Andrews is no stranger to the school district or the community. She was a veteran teacher, assistant principal, administrator and principal before retiring in 2008. For the last two years, she’s frequently attended board meetings as a concerned citizen. She garnered support from affluent soccer moms, as well as those in the most poverty stricken areas of Palm Beach County, with District 6 covering an area from Belle Glade and South Bay – predominantly black, rural western areas of Palm Beach County — and affluent areas such as Wellington, Royal Palm Beach and parts of Boca Raton.
She said it was neglect of the western communities of Belle Glade and South Bay that prompted her to consider running for the office. The predominantly black areas are among Palm Beach County’s poorest, with some of the oldest, most dilapidated schools in the county.
Her election “is surely going to be a better representation for Belle Glade and South Bay, where a lot of children were getting lost in the system,” she said during an interview. “I think you have to have a hands-on school board member for those areas.”
Staunch supporters from the two areas showed up in strength to see her take the oath of office.
Mike Dowling, who taught in the area 21 years ago, said there is desperate need for attention, which Andrews says she will bring. But he added that she will bring transparency to the board.
Dowling, who has taught at the inner city-based Roosevelt Middle School for the past 18 years, said when he started out as a substitute teacher, it was Andrews — then working in Human Resources — who hired him, though she doesn’t recall it. He has followed her extensively over the years.
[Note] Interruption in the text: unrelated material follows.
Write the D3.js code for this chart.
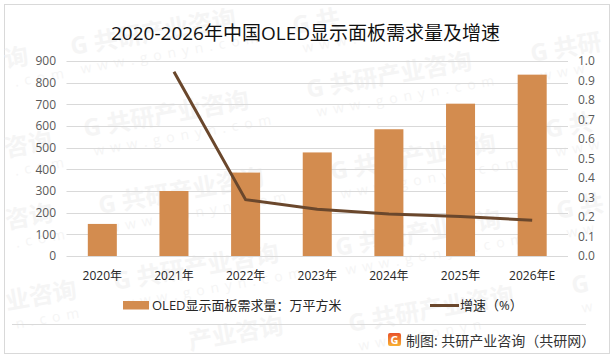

“I was so proud of the fact that this woman, who was retired, kept coming back and fighting for the children, kept fighting for the parents, kept fighting for the teachers. I became a huge fan,” said Dowling, who worked in Andrews’ campaign. “She’s going to bring openness and transparency to the school board. It’s needed.”
Debbie Block, a suburban Boca Raton mother of three school-age children, said Andrews will bring a level of expertise to the board. She said she first met Andrews at a board meeting last year. “As I got to know her, she was so knowledgeable and intelligent and really knew what was going on,” Block said, adding that as a concerned parent, she frequently sought Andrews’ knowledge and advice, which she found invaluable.
Andrews says one of her priorities is the district’s low performing students.. A recent national study put the graduation rate among young black males at 22 percent.
“We have to dig deeper into how we help our children who are having difficulties and find programs such as career programs, or programs for the arts, or music, something to get them excited about coming to school. We’ve got to get a curriculum and recruit the kinds of teachers who can meet the needs of those students,” Andrews said.
Her other goals includes ensuring all students are college-ready, building coalitions with parents and the community to boost Pre-K and early intervention programs and developing programs for character education and citizenship programs.